_EXERCISE DETAILS:_ Retype only what runs from the first line of the listing to the line holding "plt.rcParams['lines.scale_dashes'] = False", both included. Do not retype the pictures.

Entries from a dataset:
........
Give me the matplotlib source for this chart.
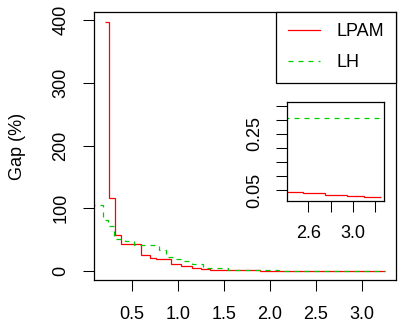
import matplotlib
matplotlib.use("Agg")
import matplotlib.pyplot as plt

plt.rcParams['font.family'] = ['Liberation Sans', 'DejaVu Sans']
plt.rcParams['lines.scale_dashes'] = False

# ---- data ----
lpam_edges = [0.21, 0.257, 0.313, 0.385, 0.60, 0.70, 0.76, 0.93, 1.04, 1.15, 1.25,
              1.35, 1.49, 1.9, 2.4, 2.55, 2.75, 2.95, 3.10, 3.25]
lpam_gap = [397, 116, 58, 43.5, 26, 21, 18.6, 10.6, 8, 5.5, 3.2,
            1.8, 1.0, 0.5, 0.042, 0.038, 0.033, 0.030, 0.027]

lh_edges = [0.05, 0.19, 0.245, 0.31, 0.43, 0.53, 0.80, 0.875, 0.95, 1.05, 1.15,
            1.27, 1.40, 1.55, 1.8, 2.1, 2.4, 3.25]
lh_gap = [105, 81, 72, 51, 48, 42, 33, 23, 19, 16, 11,
          5.5, 4.3, 2, 1.2, 0.6, 0.306]

series_labels = ["LPAM", "LH"]
y_label = "Gap (%)"
main_xticks = [0.5, 1.0, 1.5, 2.0, 2.5, 3.0]
main_yticks = [0, 100, 200, 300, 400]
inset_xticks = [2.6, 2.8, 3.0, 3.2]
inset_xlabels = ["2.6", "", "3.0", ""]
inset_yticks = [0.05, 0.10, 0.15, 0.20, 0.25, 0.30, 0.35]
inset_ylabels = ["0.05", "", "", "", "0.25", "", ""]

RED = "#FF0000"
GREEN = "#00CD00"
FS = 13
W, H = 404, 326

fig = plt.figure(figsize=(W / 100, H / 100), dpi=100)

def frac(x0, y0, x1, y1):
    return [x0 / W, 1 - y1 / H, (x1 - x0) / W, (y1 - y0) / H]

ax = fig.add_axes(frac(94.3, 11.7, 395.7, 280))
ax.stairs(lpam_gap, lpam_edges, baseline=None, color=RED, lw=0.9, label=series_labels[0])
ax.stairs(lh_gap, lh_edges, baseline=None, color=GREEN, lw=0.9,
          linestyle=(0, (3.6, 3.6)), label=series_labels[1])
ax.set_xlim(0.093, 3.37)
ax.set_ylim(-14.3, 413.2)
ax.set_xticks(main_xticks)
ax.set_xticklabels([f"{v:.1f}" for v in main_xticks])
ax.set_yticks(main_yticks)
ax.set_yticklabels([str(v) for v in main_yticks], rotation=90, va='center')
ax.tick_params(direction='out', length=8, width=0.75, labelsize=FS, pad=11)
ax.tick_params(axis='y', pad=10)
for s in ax.spines.values():
    s.set_linewidth(0.9)
fig.text(17.5 / W, 1 - 146 / H, y_label, rotation=90, ha='center', va='center', fontsize=FS)

leg = ax.legend(loc='upper right', bbox_to_anchor=(1, 1), borderaxespad=0, fontsize=FS,
                frameon=True, fancybox=False, framealpha=1, edgecolor='black',
                handlelength=1.8, handletextpad=0.9, borderpad=0.65, labelspacing=0.75)
leg.get_frame().set_linewidth(0.9)

axi = fig.add_axes(frac(286.7, 102.3, 384.3, 201))
axi.stairs(lpam_gap, lpam_edges, baseline=None, color=RED, lw=0.9)
axi.stairs(lh_gap, lh_edges, baseline=None, color=GREEN, lw=0.9, linestyle=(0, (3.6, 3.6)))
axi.set_xlim(2.406, 3.28)
axi.set_ylim(0.011, 0.363)
axi.set_xticks(inset_xticks)
axi.set_xticklabels(inset_xlabels)
axi.set_yticks(inset_yticks)
axi.set_yticklabels(inset_ylabels, rotation=90, va='center')
axi.tick_params(direction='out', length=8, width=0.75, labelsize=FS, pad=9)
for s in axi.spines.values():
    s.set_linewidth(0.9)

fig.savefig("out.png", dpi=100)
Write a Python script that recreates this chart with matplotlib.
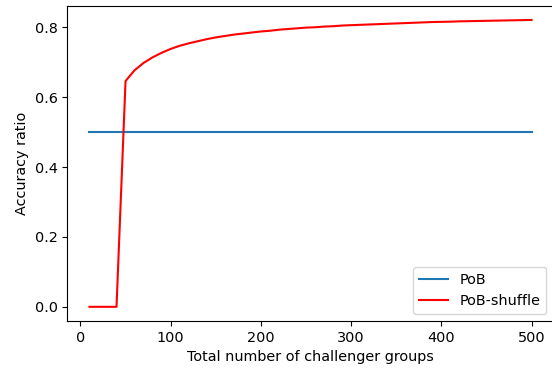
import matplotlib
matplotlib.use("Agg")
import matplotlib.pyplot as plt

plt.rcParams["font.size"] = 10.4

# total number of challenger groups
groups = list(range(10, 510, 10))

pob = [0.5] * len(groups)

pob_shuffle = [
    0.0, 0.0, 0.0, 0.0, 0.646, 0.677, 0.698, 0.714, 0.727, 0.738,
    0.747, 0.754, 0.760, 0.766, 0.771, 0.775, 0.779, 0.782, 0.785, 0.788,
    0.790, 0.793, 0.795, 0.797, 0.799, 0.800, 0.802, 0.803, 0.805, 0.806,
    0.807, 0.808, 0.809, 0.810, 0.811, 0.812, 0.813, 0.814, 0.815, 0.8155,
    0.816, 0.817, 0.8175, 0.818, 0.8185, 0.819, 0.8195, 0.820, 0.8205, 0.821,
]

fig, ax = plt.subplots(figsize=(5.52, 3.73), dpi=100)
ax.plot(groups, pob, label="PoB")
ax.plot(groups, pob_shuffle, color="red", label="PoB-shuffle")
ax.set_xlabel("Total number of challenger groups")
ax.set_ylabel("Accuracy ratio")
ax.legend(loc="lower right")
fig.subplots_adjust(left=0.122, right=1.003, top=0.985, bottom=0.139)
fig.savefig("out.png")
........
_TASK RESULT:_
Give me the matplotlib source for this chart.
import matplotlib
matplotlib.use("Agg")
import matplotlib.pyplot as plt

plt.rcParams['font.family'] = ['Liberation Sans', 'DejaVu Sans']
plt.rcParams['lines.scale_dashes'] = False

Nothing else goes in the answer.